A lot of meals were venison because my dad was a hunter and so were my brothers as they got old enough.  Occasionally there was a turkey or a goose (plucking those geese were no fun!) Venison steak with mushrooms, mashed potatoes and gravy was a favorite!  Venison also replaced hamburger in many meals.  With venison roast, mom served her homemade chutney- tomatoes, peppers, onions canned and kept in the root cellar.  We ended up with 2 upright freezers one year when my dad and brothers all got deer on opening day.  Dad and the boys did all the butchering.  I got to help with the wrapping up and grinding.  Dad always sent some of it off to be made into jerky and sausage.   He and my mom had beautiful deerskin jackets made one year.  

In the summer, we had lots of fresh fish, caught by who ever went with dad that day (and we had to clean them too.)  Trout, Walleye, Perch were our favorites. 

Thanksgiving, Christmas and Easter meals were always at our house.  My mother cooked all day.  We tore up bread and dried it for stuffing.  There was always a turkey with sage stuffing, mashed potatoes, sweet potatoes with marshmallows, corn or corn pudding, green beans or peas, cranberry sauce and/or whole cranberries, and mom's cranberry relish (process cranberries with an orange in the food processor, add sugar and chill.)  Rolls or biscuits with butter also.  Homemade apple and pumpkin pies and usually a third kind of pie were there for after dinner. 

Christmas also included cookies of all kinds- sugar cookies, raisin cookies, snickerdoodles, chocolate chip, chocolate cookies with coffee icing, ginger or molasses cookies, pecan tarts, and tiny cheesecakes.   Christmas, a few times, include homemade taffy- yes, we actually had taffy pulls.  And we made hard tack candy.  I also recall some pretty special cakes when mom decided to take a cake decorating class.  

New Year's Eve was the night we got to finish the Christmas goodies and drink some more of mom's punch.  (Cranberry Juice, 7-up, Sprite or Ginger Ale mixed in her punch bowl and topped with scoops of rainbow sherbet.)  New Year's Day was almost always Venison steak dinner with some extra stuff- cheeseballs or special crackers and dips, sometimes Chex Mix. 

I don't remember when the orange jello dessert came into play but it was called "Shaun's Dessert" because my son loved it so much.  And from a very young age, he could make it himself.  (1 container of Cool Whip, 1 can of mandarin oranges (drained), 1 can of crushed pineapple (drained), 1 large container of large curd cottage cheese, add 2 small boxes of jello gelatin (the dry powder).  We used strawberry-banana and orange.  Mix and it's ready to go!)  Shaun's kids still call it "dad's dessert," but I haven't been able to bring myself to make it since he passed away. 

One meal that my mom came up with was our favorite:  Pinwheels  (a double batch of Bisquick biscuits- rolled the dough out on 2 cookie sheets.  Fry some hamburger and drain well.  Spread Ketchup and mustard on the dough, add the hamburger.  Roll up and slice (like you would cinnamon rolls).  and then bake at 350 until golden brown.  I still make them today.  

And I mentioned the root cellar- we had a true root cellar with an old well (and infrequent reptilian visitors!).  It was lined with shelves full of canned fruits and vegetables.  Until my mother started working outside the home, we always had a garden and canned everything!  Corn, beans, tomatoes, tomato juice,  tomato sauce, pears, peaches, apples, jellies and jams of every kind.  I even remember sauerkraut a year or two.  And once there was some wine making going on in that basement!  

The couple we bought our home (12892 Springfield Road)  from the Brubakers and Mr.
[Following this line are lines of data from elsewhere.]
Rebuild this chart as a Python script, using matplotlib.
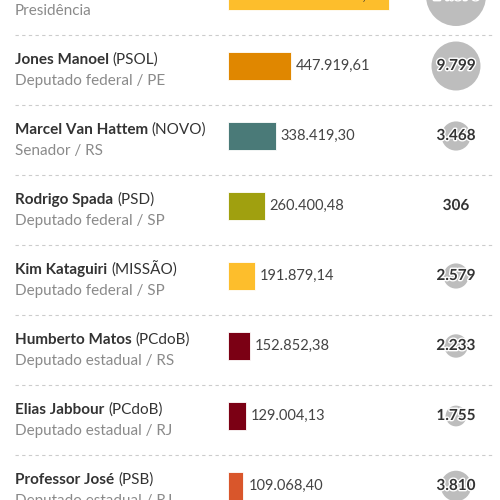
import matplotlib.pyplot as plt
import matplotlib.transforms as mtransforms
import matplotlib.patheffects as pe

plt.rcParams['font.family'] = ['Lato', 'DejaVu Sans']

# dados (visíveis no recorte)
nomes = ['', 'Jones Manoel', 'Marcel Van Hattem', 'Rodrigo Spada', 'Kim Kataguiri',
         'Humberto Matos', 'Elias Jabbour', 'Professor José']
partidos = ['', '(PSOL)', '(NOVO)', '(PSD)', '(MISSÃO)', '(PCdoB)', '(PCdoB)', '(PSB)']
cargos = ['Presidência', 'Deputado federal / PE', 'Senador / RS', 'Deputado federal / SP',
          'Deputado federal / SP', 'Deputado estadual / RS', 'Deputado estadual / RJ',
          'Deputado estadual / RJ']
valores = [1141103.34, 447919.61, 338419.30, 260400.48, 191879.14, 152852.38, 129004.13, 109068.40]
doadores = [14693, 9799, 3468, 306, 2579, 2233, 1755, 3810]
cores = ['#FDBE2C', '#E08700', '#4A7A78', '#A0A00F', '#FDBE2C', '#7B0014', '#7B0014', '#D9562B']


def fmt_br(v, dec=2):
    s = f"{v:,.{dec}f}"
    return s.replace(',', 'X').replace('.', ',').replace('X', '.')


fig = plt.figure(figsize=(5, 5), dpi=100)
ax = fig.add_axes([0, 0, 1, 1])

px = 1.41e-4          # pixels por real
ax.set_xlim(-228 / px, 272 / px)
ax.set_ylim(504 / 70, 4 / 70)
ax.axis('off')

trans = mtransforms.blended_transform_factory(ax.transAxes, ax.transData)
rows = list(range(len(valores)))

ax.barh(rows, valores, height=0.4, color=cores, edgecolor='white', linewidth=0.6, zorder=2)

for i in rows:
    # nome + partido
    if nomes[i]:
        t = ax.text(0.03, i - 0.086, nomes[i] + ' ', transform=trans, fontsize=11,
                    fontweight='bold', color='#333333', va='center', ha='left')
        fig.canvas.draw()
        bb = t.get_window_extent()
        x1 = ax.transAxes.inverted().transform((bb.x1, 0))[0]
        ax.text(x1, i - 0.086, partidos[i], transform=trans, fontsize=11,
                color='#333333', va='center', ha='left')
    ax.text(0.03, i + 0.214, cargos[i], transform=trans, fontsize=11,
            color='#8a8a8a', va='center', ha='left')

    # valor arrecadado
    if i == 0:
        ax.text(valores[i] - 5 / px, i, fmt_br(valores[i]), fontsize=10.5, color='#333333',
                va='center', ha='right', zorder=3)
    else:
        ax.text(valores[i] + 5 / px, i, fmt_br(valores[i]), fontsize=10.5, color='#444444',
                va='center', ha='left', zorder=3)

    # separador
    ax.axhline(i + 39 / 70, xmin=0.03, xmax=0.984, color='#cccccc', lw=0.8,
               ls=(0, (3, 3)), zorder=1)

# círculos de doadores
ax.scatter([0.912] * len(rows), rows, s=[0.127 * d for d in doadores], color='#bdbdbd',
           transform=trans, zorder=2, linewidths=0)
for i in rows:
    ax.text(0.912, i, fmt_br(doadores[i], 0), transform=trans, fontsize=11,
            fontweight='bold', color='#333333', ha='center', va='center', zorder=3,
            path_effects=[pe.withStroke(linewidth=2, foreground='white')])

fig.savefig('out.png', dpi=100)
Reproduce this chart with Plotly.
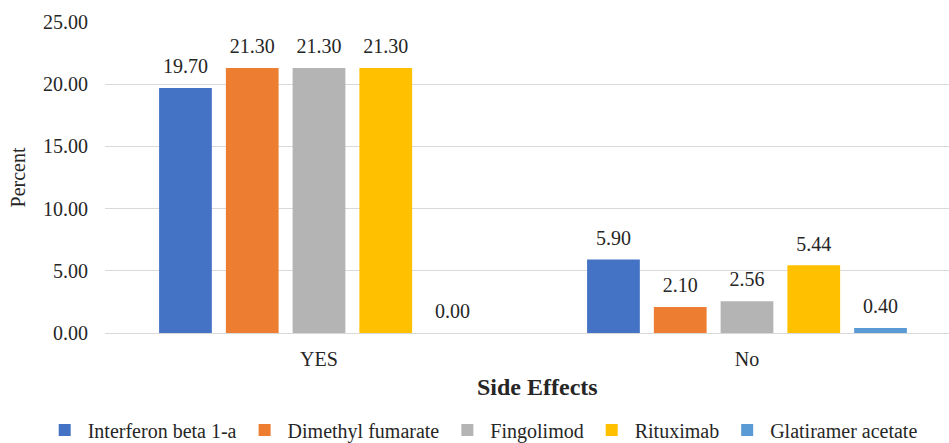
import plotly.graph_objects as go

categories = ["YES", "No"]
drugs = ["Interferon beta 1-a", "Dimethyl fumarate", "Fingolimod", "Rituximab", "Glatiramer acetate"]
values = {
    "Interferon beta 1-a": [19.70, 5.90],
    "Dimethyl fumarate": [21.30, 2.10],
    "Fingolimod": [21.30, 2.56],
    "Rituximab": [21.30, 5.44],
    "Glatiramer acetate": [0.00, 0.40],
}
colors = ["#4472C4", "#ED7D31", "#B4B4B4", "#FFC000", "#5B9BD5"]
y_ticks = [0, 5, 10, 15, 20, 25]

FONT = "Liberation Serif"
TXT = "#262626"
FS = 20

fig = go.Figure()
for name, col in zip(drugs, colors):
    fig.add_trace(go.Bar(
        name=name,
        x=categories,
        y=values[name],
        offsetgroup=name,
        marker=dict(color=col, line=dict(width=0)),
    ))
# value labels, aligned with the bars via offset groups
for name in drugs:
    fig.add_trace(go.Scatter(
        x=categories,
        y=values[name],
        offsetgroup=name,
        mode="markers+text",
        marker=dict(size=14, color="rgba(0,0,0,0)"),
        text=[f"{v:.2f}" for v in values[name]],
        textposition="top center",
        textfont=dict(family=FONT, size=FS, color=TXT),
        cliponaxis=False,
        showlegend=False,
        hoverinfo="skip",
    ))

fig.update_layout(
    width=949, height=443,
    margin=dict(l=105, r=0, t=22, b=110, autoexpand=False),
    paper_bgcolor="white", plot_bgcolor="white",
    barmode="group", bargap=0.22, bargroupgap=0.21,
    scattermode="group",
    font=dict(family=FONT, size=FS, color=TXT),
    showlegend=True,
    legend=dict(orientation="h", x=-0.075, xanchor="left",
                y=-0.312, yanchor="middle",
                font=dict(family=FONT, size=FS, color=TXT), itemwidth=36,
                traceorder="normal"),
    annotations=[dict(
        text="<b>Side Effects</b>", xref="paper", yref="paper",
        x=0.512, y=-0.175, xanchor="center", yanchor="middle", showarrow=False,
        font=dict(family=FONT, size=24, color=TXT),
    )],
)
fig.update_xaxes(
    type="category", range=[-0.5, 1.472],
    showline=False, showgrid=False, ticks="", ticklabelstandoff=12,
    tickfont=dict(family=FONT, size=FS, color=TXT),
)
fig.update_yaxes(
    range=[0, 25], tickvals=y_ticks, tickformat=".2f",
    showgrid=True, gridcolor="#D9D9D9", gridwidth=1,
    zeroline=True, zerolinecolor="#D9D9D9", zerolinewidth=1,
    showline=False, ticks="", ticklabelstandoff=16,
    tickfont=dict(family=FONT, size=FS, color=TXT),
    title=dict(text="Percent", font=dict(family=FONT, size=FS, color=TXT), standoff=12),
)

fig.write_html("out.html")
Brubaker had planted trees and berries of every kind.  We had blackberries, red and white raspberries, red cherries and white ones, pears, apples, peaches, and different varieties of each.  He spliced one type of apple tree to another so we would sometimes have 2 types of fruit on the same tree.  Every spring, asparagus popped up in the back yard and I remember some rhubarb too.  There was always squash -especially zucchini, and cucumbers as well.  Pickles were made and canned.  

Picnics were frequent on Saturdays for all of us but dad.  He seldom joined us and never on our bird watching forays into Mill Creek Park and Poland Woods. Sandwiches, potato or macaroni salad, apples or bananas, occasionally a bag of chips.   Lots of cookouts with hamburgers and hot dogs, potato and macaroni salad were held in our front yard.  I don't remember my dad cooking- mom always managed the grill and the kitchen.  

Sunday mornings were generally pancakes or eggs and toast.  We (mom and the kids) didn't eat pork but dad did, so he frequently had sausage or bacon.   

My dad's father was evidently a pretty good cook.  My cousin Louise wrote a paper about her memories of visiting her "Uncle Val and Aunt Margaret." In it, she mentions his cooking.  He made a stew that she loved.  

We visited my maternal grandmother frequently but she lived in a trailer with her 2nd husband and his mother.  There was very little room (or patience) there for 6 noisy kids. I really don't recall ever eating anything other than maybe a cookie.  My mom's father, sisters and brothers were scattered in Tennessee, California, South America, New Mexico, etc.  When I did visit my aunts or they visited us, the food was vegetarian. 

So my mother) [s the one who made my memories of good food and drinks.